§ Exercise aim:
Only the lines from the start of the data through the line containing "YAxis, Cell, LabelList" should be written out, exactly as they are, with both ends included and the pictures left out.

§ Data segment:
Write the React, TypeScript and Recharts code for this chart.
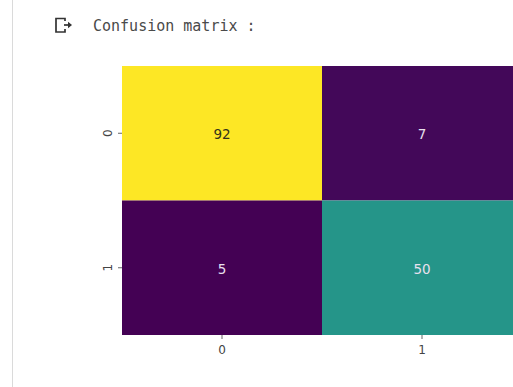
import { BarChart, Bar, XAxis, YAxis, Cell, LabelList } from 'recharts';

// confusion matrix: rows = true class, columns = predicted class
const classLabels = ['0', '1'];
const row0Counts = [92, 7];
const row1Counts = [5, 50];

const allCounts = [...row0Counts, ...row1Counts];
const vmin = Math.min(...allCounts);
const vmax = Math.max(...allCounts);

// a few viridis anchors, linearly blended
const viridisStops = [
  [68, 1, 84],
  [59, 82, 139],
  [33, 145, 140],
  [94, 201, 98],
  [253, 231, 37],
];

const viridis = (v: number) => {
  const t = Math.max(0, Math.min(1, (v - vmin) / (vmax - vmin)));
  const pos = t * (viridisStops.length - 1);
  const i = Math.min(Math.floor(pos), viridisStops.length - 2);
  const f = pos - i;
  const c = viridisStops[i].map((a, k) => Math.round(a + (viridisStops[i + 1][k] - a) * f));
  return `rgb(${c[0]}, ${c[1]}, ${c[2]})`;
};

const textColor = (v: number) => {
  const t = (v - vmin) / (vmax - vmin);
  return t > 0.6 ? '#33331a' : '#e8e0ee';
};

// one entry per predicted class (column); each row is a stacked block of height 1
const data = classLabels.map((cls, i) => ({
  cls,
  r0: 1,
  r1: 1,
  v0: row0Counts[i],
  v1: row1Counts[i],
}));

const CellLabel = (props: any) => {
  const { x, y, width, height, value } = props;
  return (
    <text
      x={x + width / 2}
      y={y + height / 2 + 1}
      textAnchor="middle"
      dominantBaseline="central"
      fontSize={13.5}
      fontFamily="'DejaVu Sans', sans-serif"
      fill={textColor(value)}
    >
      {value}
    </text>
  );
};

const RowTick = (props: any) => {
  const { x, y, payload } = props;
  const label = classLabels[Math.floor(payload.value)];
  return (
    <text
      x={x - 4}
      y={y}
      transform={`rotate(-90, ${x - 4}, ${y})`}
      textAnchor="middle"
      fontSize={12}
      fontFamily="'DejaVu Sans', sans-serif"
      fill="#444"
    >
      {label}
    </text>
  );
};

const ExitIcon = () => (
  <svg width={22} height={18} viewBox="0 0 22 18" style={{ position: 'absolute', left: 54, top: 16 }}>
    <path d="M11 5 V2.5 H2 V16 H11 V13" fill="none" stroke="#333" strokeWidth={1.7} />
    <path d="M10 9 H16" stroke="#333" strokeWidth={1.7} />
    <path d="M14 5.8 L18 9 L14 12.2 Z" fill="#333" />
  </svg>
);

const App = () => {
  return (
    <div
      style={{
        position: 'fixed',
        left: 0,
        top: 0,
        width: 513,
        height: 387,
        overflow: 'hidden',
        background: '#fff',
      }}
    >
      <div style={{ position: 'absolute', left: 12, top: 0, width: 1, height: 387, background: '#dadada' }} />
      <ExitIcon />
      <div
        style={{
          position: 'absolute',
          left: 93,
          top: 16,
          fontFamily: "'DejaVu Sans Mono', monospace",
          fontSize: 15,
          lineHeight: '20px',
          color: '#4a4a4a',
          whiteSpace: 'pre',
        }}
      >
        Confusion matrix :
      </div>
      <div style={{ position: 'absolute', left: 0, top: 0 }}>
        <BarChart
          width={540}
          height={387}
          data={data}
          margin={{ top: 66, right: 18, bottom: 22, left: 62 }}
          barCategoryGap={0}
          barGap={0}
        >
          <XAxis
            dataKey="cls"
            axisLine={false}
            tickLine={{ stroke: '#666' }}
            tickSize={4}
            tickMargin={6}
            height={30}
            tick={{ fill: '#444', fontSize: 12, fontFamily: "'DejaVu Sans', sans-serif" }}
          />
          <YAxis
            type="number"
            domain={[0, 2]}
            ticks={[0.5, 1.5]}
            reversed
            width={60}
            axisLine={false}
            tickLine={{ stroke: '#666' }}
            tickSize={4}
            tick={<RowTick />}
          />
          <Bar dataKey="r0" stackId="m" isAnimationActive={false}>
            {data.map((d, i) => (
              <Cell key={`r0-${i}`} fill={viridis(d.v0)} />
            ))}
            <LabelList dataKey="v0" content={<CellLabel />} />
          </Bar>
          <Bar dataKey="r1" stackId="m" isAnimationActive={false}>
            {data.map((d, i) => (
              <Cell key={`r1-${i}`} fill={viridis(d.v1)} />
            ))}
            <LabelList dataKey="v1" content={<CellLabel />} />
          </Bar>
        </BarChart>
      </div>
    </div>
  );
};

export default App;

§ Output for this exercise:
Write the React, TypeScript and Recharts code for this chart.
import { BarChart, Bar, XAxis, YAxis, Cell, LabelList } from 'recharts';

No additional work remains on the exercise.